▸ RECORD LIST
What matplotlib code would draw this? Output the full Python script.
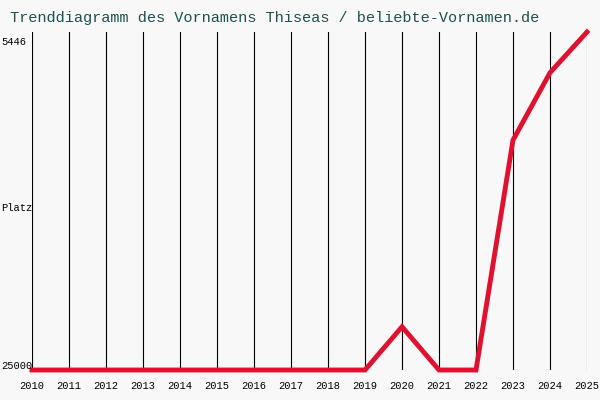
import matplotlib
matplotlib.use("Agg")
import matplotlib.pyplot as plt

years = list(range(2010, 2026))
ranks = [25000] * 10 + [22500, 25000, 25000, 11700, 7800, 5446]
y_top = 5446
y_bottom = 25000

plt.rcParams["font.family"] = ["Liberation Mono", "DejaVu Sans Mono"]

fig = plt.figure(figsize=(6, 4), dpi=100, facecolor="#f8f8f8")
ax = fig.add_axes([32 / 600, 30 / 400, 555 / 600, 338 / 400])
ax.set_facecolor("#f8f8f8")

for yr in years:
    ax.axvline(yr, color="black", lw=0.8, zorder=1)

ax.plot(years, ranks, color="#e0102f", lw=3.5, solid_joinstyle="miter", zorder=3, clip_on=False)

ax.set_xlim(years[0], years[-1])
ax.set_ylim(y_bottom, y_top)
for s in ax.spines.values():
    s.set_visible(False)
ax.set_xticks(years)
ax.set_xticklabels([str(y) for y in years], fontsize=7.5)
ax.tick_params(axis="x", length=0, pad=8)
ax.set_yticks([])

fig.text(1 / 600, 1 - 42 / 400, "5446", ha="left", va="center", fontsize=7.5)
fig.text(1 / 600, 1 - 208 / 400, "Platz", ha="left", va="center", fontsize=7.5)
fig.text(1 / 600, 1 - 366 / 400, "25000", ha="left", va="center", fontsize=7.5)

fig.text(10 / 600, 1 - 18 / 400, "Trenddiagramm des Vornamens Thiseas / beliebte-Vornamen.de",
         fontsize=11, color="#1f4f4f", ha="left", va="center")

fig.savefig("out.png", dpi=100, facecolor=fig.get_facecolor())
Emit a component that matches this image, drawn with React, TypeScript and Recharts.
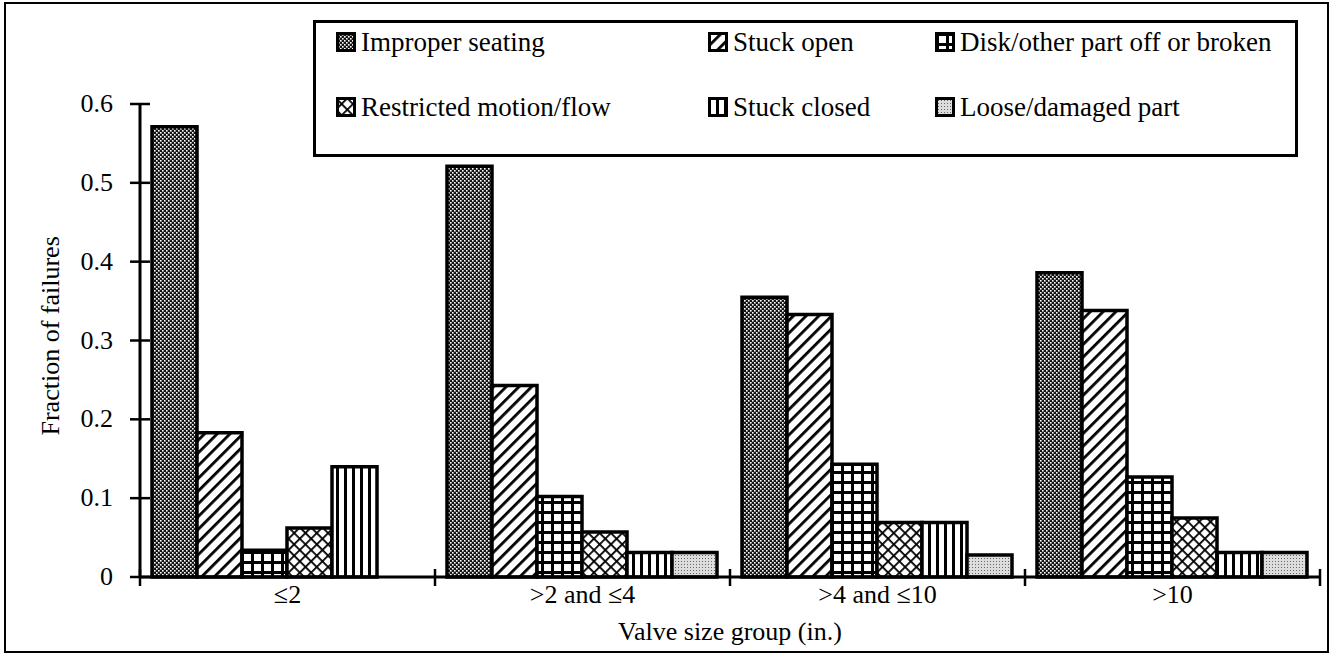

▸ STATED TASK
Write the records out again in full, exactly, and skip every picture.

▸ RESULT OF THE EXERCISE
What matplotlib code would draw this? Output the full Python script.
import matplotlib
matplotlib.use("Agg")
import matplotlib.pyplot as plt

years = list(range(2010, 2026))
ranks = [25000] * 10 + [22500, 25000, 25000, 11700, 7800, 5446]
y_top = 5446
y_bottom = 25000

plt.rcParams["font.family"] = ["Liberation Mono", "DejaVu Sans Mono"]

fig = plt.figure(figsize=(6, 4), dpi=100, facecolor="#f8f8f8")
ax = fig.add_axes([32 / 600, 30 / 400, 555 / 600, 338 / 400])
ax.set_facecolor("#f8f8f8")

for yr in years:
    ax.axvline(yr, color="black", lw=0.8, zorder=1)

ax.plot(years, ranks, color="#e0102f", lw=3.5, solid_joinstyle="miter", zorder=3, clip_on=False)

ax.set_xlim(years[0], years[-1])
ax.set_ylim(y_bottom, y_top)
for s in ax.spines.values():
    s.set_visible(False)
ax.set_xticks(years)
ax.set_xticklabels([str(y) for y in years], fontsize=7.5)
ax.tick_params(axis="x", length=0, pad=8)
ax.set_yticks([])

fig.text(1 / 600, 1 - 42 / 400, "5446", ha="left", va="center", fontsize=7.5)
fig.text(1 / 600, 1 - 208 / 400, "Platz", ha="left", va="center", fontsize=7.5)
fig.text(1 / 600, 1 - 366 / 400, "25000", ha="left", va="center", fontsize=7.5)

fig.text(10 / 600, 1 - 18 / 400, "Trenddiagramm des Vornamens Thiseas / beliebte-Vornamen.de",
         fontsize=11, color="#1f4f4f", ha="left", va="center")

fig.savefig("out.png", dpi=100, facecolor=fig.get_facecolor())
Emit a component that matches this image, drawn with React, TypeScript and Recharts.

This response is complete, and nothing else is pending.